CORES E FORMAS EM ISAAC DE OLIVEIRA

José Neres

 

 

 

            Quem reside na cidade de Campo Grande ou pelo menos passa algumas horas transitando pela capital sul-mato-grossense, invariavelmente, se deparará com alguma obra do publicitário e artista plástico Isaac de Oliveira. Suas telas, originais ou em reprodução, estão presentes em diversos locais como shoppings, restaurantes, hotéis, repartições públicas, residências, galerias e até mesmo em objetos utilitários ou de decoração.

            O primeiro impacto visual geralmente vem em função do contraste das cores vivas com fundos em tons mais suaves. A seguir, ao prestar a atenção para o conjunto da tela, o observador percebe também um extremo cuidado com a proporção das formas e com o equilíbrio harmonioso entre o foco principal de interesse e os elementos periféricos, que quase nunca estão ali apenas para compor um cenário, mas sim por se integrarem a um todo que se completa em cada mínima parte.

            Com um pouco mais de atenção, é possível notar que a produção pictórica desse talentoso artista não é fruto apenas dos instintos visuais de quem tem como hobby traduzir em linhas, pontos, curvas e cores o que atrai sua atenção na natureza.

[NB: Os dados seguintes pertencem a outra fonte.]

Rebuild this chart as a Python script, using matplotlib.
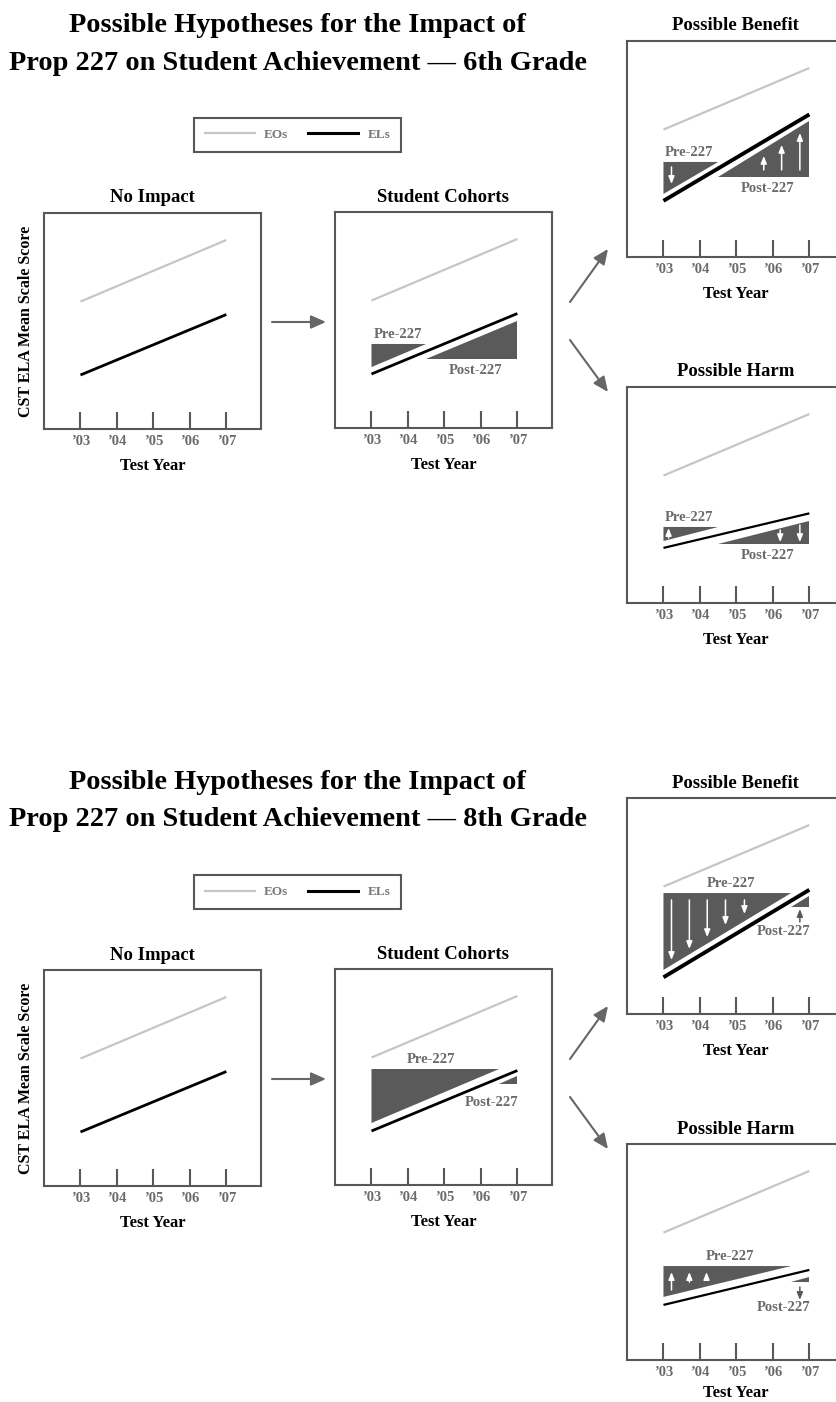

Também não se trata de alguém que viu nas artes uma oportunidade de estabelecer-se financeiramente. O que se percebe vendo as inúmeras telas de Isaac de Oliveira é que elas são o resultado de pelo menos três variáveis que quando se encontram em uma mesma pessoa costumam dar bons resultados: talento, estudo e perseverança.

            O talento desse artista baiano que há décadas se radicou em Campo Grande é notório. Mesmo quem aparentemente não se interessa por artes plásticas se impressiona com os traços vivos que levam para a tela arvores, flores, animais silvestres e outros motivos com o mínimo possível de distorção, mas sem perseguir a exatidão de uma reprodução mecanicista e sem vida.

            É possível notar que, associado ao talento nato, há também um grande grau de esforço em aprender com os grandes mestres das artes mundiais. Suas releituras dos quadros de pintores mundialmente reconhecidos não se confundem com o plágio e nem mesmo com o pastiche puro e simples. Aparentam ser, em verdade, exercícios para apurar a técnica e compreender como os chamados gênios da arte encontraram soluções para problemas técnicos e/ou teóricos que continuam incomodando os artistas das novas gerações.

            Outra grande qualidade de Isaac de Oliveira, mas que só pode ser percebida a partir de uma comparação diacrônica de seus trabalhos. Assim é possível notar ele sempre procurou resolver algumas limitações técnicas que poderiam atrapalhar seu trabalho. Exemplo disso são os fundos chapados do início de sua carreira que foram substituídos paulatinamente por um tipo de opacidade que desfocava o objeto central da tela até atingir a leveza das cores menos densas que se harmonizam com sinuosidades em busca de uma impressão de movimento, mesmo em motivos que levem à ideia de aparente imobilidade, como é o caso de suas séries centradas em ipês floridos.

            Um detalhe que chama a atenção no conjunto da obra desse artista plástico e sua integração com o meio ambiente. Mesmo sem recorrer a um explícito engajamento em defesa da fauna, da flora e ser humano, percebe-se uma preocupação latente com a preservação do pantanal e do planeta como um todo. Aves, peixes, animais selvagens, plantas e seres humanos fazem parte de um grande painel ecossistêmico. É o tipo de silêncio que se não soa como denúncia, pode ser interpretado como alerta, pois da forma como o homem está tratando a natureza, possivelmente algumas espécies, em um futuro bem próximo, só serão vistas em livros, documentários e em obras de artistas como Isaac de Oliveira.